Aim of the exercise: Repeat, exactly and in full, the lines of the listing below, but without any pictures.

*** Data excerpt ***

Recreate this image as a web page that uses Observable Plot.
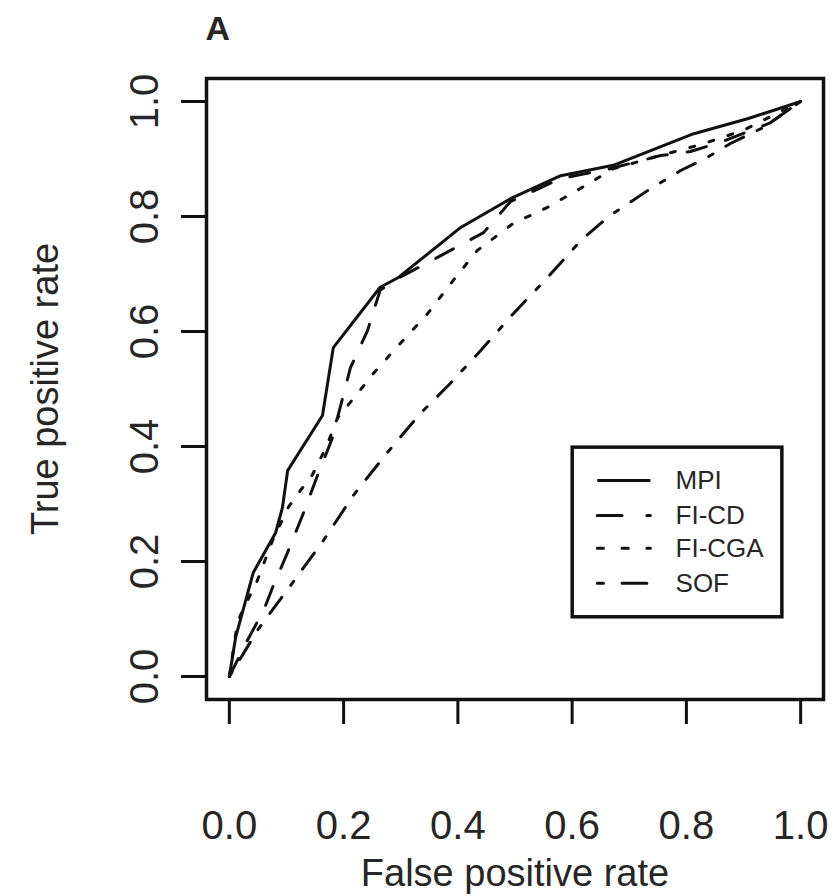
<!DOCTYPE html>
<html>
<head>
<meta charset="utf-8">
<script src="https://cdn.jsdelivr.net/npm/d3@7"></script>
<script src="https://cdn.jsdelivr.net/npm/@observablehq/plot@0.6"></script>
<style>
  html, body { margin: 0; padding: 0; background: #fff; }
  #chart svg { display: block; }
</style>
</head>
<body>
<div id="chart"></div>
<script>
// ---- Data ----
const seriesNames = ["MPI", "FI-CD", "FI-CGA", "SOF"];

const mpiFPR = [0, 0.011, 0.042, 0.081, 0.093, 0.102, 0.163, 0.182, 0.264, 0.296, 0.405, 0.492, 0.580, 0.672, 0.813, 0.907, 1];
const mpiTPR = [0, 0.068, 0.181, 0.250, 0.294, 0.358, 0.454, 0.572, 0.677, 0.694, 0.781, 0.831, 0.871, 0.889, 0.944, 0.970, 1];

const fiCdFPR = [0, 0.030, 0.060, 0.075, 0.102, 0.128, 0.151, 0.180, 0.194, 0.212, 0.242, 0.264, 0.300, 0.357, 0.445, 0.492, 0.580, 0.662, 0.755, 0.807, 0.860, 0.947, 1];
const fiCdTPR = [0, 0.060, 0.115, 0.153, 0.216, 0.280, 0.341, 0.414, 0.468, 0.537, 0.602, 0.672, 0.695, 0.725, 0.772, 0.826, 0.866, 0.882, 0.906, 0.913, 0.929, 0.963, 1];

const fiCgaFPR = [0, 0.012, 0.019, 0.049, 0.075, 0.103, 0.124, 0.145, 0.170, 0.189, 0.233, 0.252, 0.299, 0.347, 0.392, 0.434, 0.497, 0.557, 0.615, 0.672, 0.750, 0.825, 0.900, 1];
const fiCgaTPR = [0, 0.080, 0.106, 0.167, 0.235, 0.294, 0.323, 0.350, 0.400, 0.449, 0.503, 0.527, 0.579, 0.631, 0.689, 0.741, 0.788, 0.816, 0.849, 0.883, 0.905, 0.925, 0.950, 1];

const sofFPR = [0, 0.051, 0.107, 0.165, 0.217, 0.277, 0.334, 0.387, 0.440, 0.497, 0.557, 0.615, 0.664, 0.732, 0.790, 0.837, 0.877, 0.935, 1];
const sofTPR = [0, 0.083, 0.158, 0.237, 0.315, 0.390, 0.457, 0.510, 0.567, 0.631, 0.694, 0.758, 0.800, 0.845, 0.880, 0.903, 0.927, 0.955, 1];

const tickValues = [0, 0.2, 0.4, 0.6, 0.8, 1.0];
const tickLabels = ["0.0", "0.2", "0.4", "0.6", "0.8", "1.0"];

// R-style line types (in units, scaled below)
const dashUnits = [null, [4, 4], [1, 3], [1, 3, 4, 3]];

// ---- Build the table ----
const xs = [mpiFPR, fiCdFPR, fiCgaFPR, sofFPR];
const ys = [mpiTPR, fiCdTPR, fiCgaTPR, sofTPR];
const rows = [];
seriesNames.forEach((name, i) => {
  xs[i].forEach((x, j) => rows.push({ series: name, fpr: x, tpr: ys[i][j] }));
});

const ink = "#111";
const textInk = "#262626";
const dashStr = (units, k) => units ? units.map(u => u * k).join(",") : null;

const lineMarks = seriesNames.map((name, i) =>
  Plot.line(rows.filter(r => r.series === name), {
    x: "fpr", y: "tpr",
    stroke: ink, strokeWidth: 3,
    strokeDasharray: dashStr(dashUnits[i], 5),
    strokeLinecap: dashUnits[i] ? "round" : "butt",
    strokeLinejoin: "round"
  })
);

// Legend (layout constants in data units of the panel)
const legBox = { x1: 0.601, x2: 0.968, y1: 0.103, y2: 0.398 };
const legRowY = [0.341, 0.280, 0.223, 0.162];
const legendMarks = [
  Plot.rect([0], { x1: legBox.x1, x2: legBox.x2, y1: legBox.y1, y2: legBox.y2, fill: "white", stroke: ink, strokeWidth: 3.5 }),
  ...seriesNames.map((name, i) =>
    Plot.link([name], {
      x1: 0.644, x2: 0.737, y1: legRowY[i], y2: legRowY[i],
      stroke: ink, strokeWidth: 3,
      strokeDasharray: dashStr(dashUnits[i], 6.2),
      strokeLinecap: dashUnits[i] ? "round" : "butt"
    })
  ),
  Plot.text(seriesNames, {
    x: 0.781, y: (d, i) => legRowY[i], text: d => d,
    textAnchor: "start", lineAnchor: "middle", fontSize: 26, fill: textInk
  })
];

const chart = Plot.plot({
  width: 839,
  height: 896,
  marginLeft: 206,
  marginRight: 16,
  marginTop: 78,
  marginBottom: 197,
  style: { fontFamily: "'Liberation Sans', Arial, Helvetica, sans-serif", background: "white", color: textInk },
  x: { domain: [-0.04, 1.04] },
  y: { domain: [-0.04, 1.04] },
  marks: [
    Plot.axisX({
      ticks: tickValues, tickFormat: (d, i) => tickLabels[i],
      tickSize: 25, tickPadding: 86, fontSize: 40, strokeWidth: 3, stroke: ink, label: null
    }),
    Plot.axisY({
      ticks: tickValues, tickFormat: (d, i) => tickLabels[i],
      tickSize: 25, tickPadding: 24, tickRotate: -90, fontSize: 40, strokeWidth: 3, stroke: ink, label: null
    }),
    ...lineMarks,
    ...legendMarks,
    Plot.frame({ stroke: ink, strokeWidth: 3.5 }),
    Plot.text(["False positive rate"], { frameAnchor: "bottom", dy: 174, textAnchor: "middle", lineAnchor: "middle", fontSize: 38, fill: textInk }),
    Plot.text(["True positive rate"], { frameAnchor: "left", dx: -161, rotate: -90, textAnchor: "middle", lineAnchor: "middle", fontSize: 38, fill: textInk }),
    Plot.text(["A"], { frameAnchor: "top-left", dx: -1, dy: -49, textAnchor: "start", lineAnchor: "middle", fontSize: 34, fontWeight: "bold", fill: textInk })
  ]
});

document.getElementById("chart").appendChild(chart);
</script>
</body>
</html>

***

Result of the task:
Recreate this image as a web page that uses Observable Plot.
<!DOCTYPE html>
<html>
<head>
<meta charset="utf-8">
<script src="https://cdn.jsdelivr.net/npm/d3@7"></script>
<script src="https://cdn.jsdelivr.net/npm/@observablehq/plot@0.6"></script>
<style>
  html, body { margin: 0; padding: 0; background: #fff; }
  #chart svg { display: block; }
</style>
</head>
<body>
<div id="chart"></div>
<script>
// ---- Data ----
const seriesNames = ["MPI", "FI-CD", "FI-CGA", "SOF"];

const mpiFPR = [0, 0.011, 0.042, 0.081, 0.093, 0.102, 0.163, 0.182, 0.264, 0.296, 0.405, 0.492, 0.580, 0.672, 0.813, 0.907, 1];
const mpiTPR = [0, 0.068, 0.181, 0.250, 0.294, 0.358, 0.454, 0.572, 0.677, 0.694, 0.781, 0.831, 0.871, 0.889, 0.944, 0.970, 1];

const fiCdFPR = [0, 0.030, 0.060, 0.075, 0.102, 0.128, 0.151, 0.180, 0.194, 0.212, 0.242, 0.264, 0.300, 0.357, 0.445, 0.492, 0.580, 0.662, 0.755, 0.807, 0.860, 0.947, 1];
const fiCdTPR = [0, 0.060, 0.115, 0.153, 0.216, 0.280, 0.341, 0.414, 0.468, 0.537, 0.602, 0.672, 0.695, 0.725, 0.772, 0.826, 0.866, 0.882, 0.906, 0.913, 0.929, 0.963, 1];

const fiCgaFPR = [0, 0.012, 0.019, 0.049, 0.075, 0.103, 0.124, 0.145, 0.170, 0.189, 0.233, 0.252, 0.299, 0.347, 0.392, 0.434, 0.497, 0.557, 0.615, 0.672, 0.750, 0.825, 0.900, 1];
const fiCgaTPR = [0, 0.080, 0.106, 0.167, 0.235, 0.294, 0.323, 0.350, 0.400, 0.449, 0.503, 0.527, 0.579, 0.631, 0.689, 0.741, 0.788, 0.816, 0.849, 0.883, 0.905, 0.925, 0.950, 1];

const sofFPR = [0, 0.051, 0.107, 0.165, 0.217, 0.277, 0.334, 0.387, 0.440, 0.497, 0.557, 0.615, 0.664, 0.732, 0.790, 0.837, 0.877, 0.935, 1];
const sofTPR = [0, 0.083, 0.158, 0.237, 0.315, 0.390, 0.457, 0.510, 0.567, 0.631, 0.694, 0.758, 0.800, 0.845, 0.880, 0.903, 0.927, 0.955, 1];

const tickValues = [0, 0.2, 0.4, 0.6, 0.8, 1.0];
const tickLabels = ["0.0", "0.2", "0.4", "0.6", "0.8", "1.0"];

// R-style line types (in units, scaled below)
const dashUnits = [null, [4, 4], [1, 3], [1, 3, 4, 3]];

// ---- Build the table ----
const xs = [mpiFPR, fiCdFPR, fiCgaFPR, sofFPR];
const ys = [mpiTPR, fiCdTPR, fiCgaTPR, sofTPR];
const rows = [];
seriesNames.forEach((name, i) => {
  xs[i].forEach((x, j) => rows.push({ series: name, fpr: x, tpr: ys[i][j] }));
});

const ink = "#111";
const textInk = "#262626";
const dashStr = (units, k) => units ? units.map(u => u * k).join(",") : null;

const lineMarks = seriesNames.map((name, i) =>
  Plot.line(rows.filter(r => r.series === name), {
    x: "fpr", y: "tpr",
    stroke: ink, strokeWidth: 3,
    strokeDasharray: dashStr(dashUnits[i], 5),
    strokeLinecap: dashUnits[i] ? "round" : "butt",
    strokeLinejoin: "round"
  })
);

// Legend (layout constants in data units of the panel)
const legBox = { x1: 0.601, x2: 0.968, y1: 0.103, y2: 0.398 };
const legRowY = [0.341, 0.280, 0.223, 0.162];
const legendMarks = [
  Plot.rect([0], { x1: legBox.x1, x2: legBox.x2, y1: legBox.y1, y2: legBox.y2, fill: "white", stroke: ink, strokeWidth: 3.5 }),
  ...seriesNames.map((name, i) =>
    Plot.link([name], {
      x1: 0.644, x2: 0.737, y1: legRowY[i], y2: legRowY[i],
      stroke: ink, strokeWidth: 3,
      strokeDasharray: dashStr(dashUnits[i], 6.2),
      strokeLinecap: dashUnits[i] ? "round" : "butt"
    })
  ),
  Plot.text(seriesNames, {
    x: 0.781, y: (d, i) => legRowY[i], text: d => d,
    textAnchor: "start", lineAnchor: "middle", fontSize: 26, fill: textInk
  })
];

const chart = Plot.plot({
  width: 839,
  height: 896,
  marginLeft: 206,
  marginRight: 16,
  marginTop: 78,
  marginBottom: 197,
  style: { fontFamily: "'Liberation Sans', Arial, Helvetica, sans-serif", background: "white", color: textInk },
  x: { domain: [-0.04, 1.04] },
  y: { domain: [-0.04, 1.04] },
  marks: [
    Plot.axisX({
      ticks: tickValues, tickFormat: (d, i) => tickLabels[i],
      tickSize: 25, tickPadding: 86, fontSize: 40, strokeWidth: 3, stroke: ink, label: null
    }),
    Plot.axisY({
      ticks: tickValues, tickFormat: (d, i) => tickLabels[i],
      tickSize: 25, tickPadding: 24, tickRotate: -90, fontSize: 40, strokeWidth: 3, stroke: ink, label: null
    }),
    ...lineMarks,
    ...legendMarks,
    Plot.frame({ stroke: ink, strokeWidth: 3.5 }),
    Plot.text(["False positive rate"], { frameAnchor: "bottom", dy: 174, textAnchor: "middle", lineAnchor: "middle", fontSize: 38, fill: textInk }),
    Plot.text(["True positive rate"], { frameAnchor: "left", dx: -161, rotate: -90, textAnchor: "middle", lineAnchor: "middle", fontSize: 38, fill: textInk }),
    Plot.text(["A"], { frameAnchor: "top-left", dx: -1, dy: -49, textAnchor: "start", lineAnchor: "middle", fontSize: 34, fontWeight: "bold", fill: textInk })
  ]
});

document.getElementById("chart").appendChild(chart);
</script>
</body>
</html>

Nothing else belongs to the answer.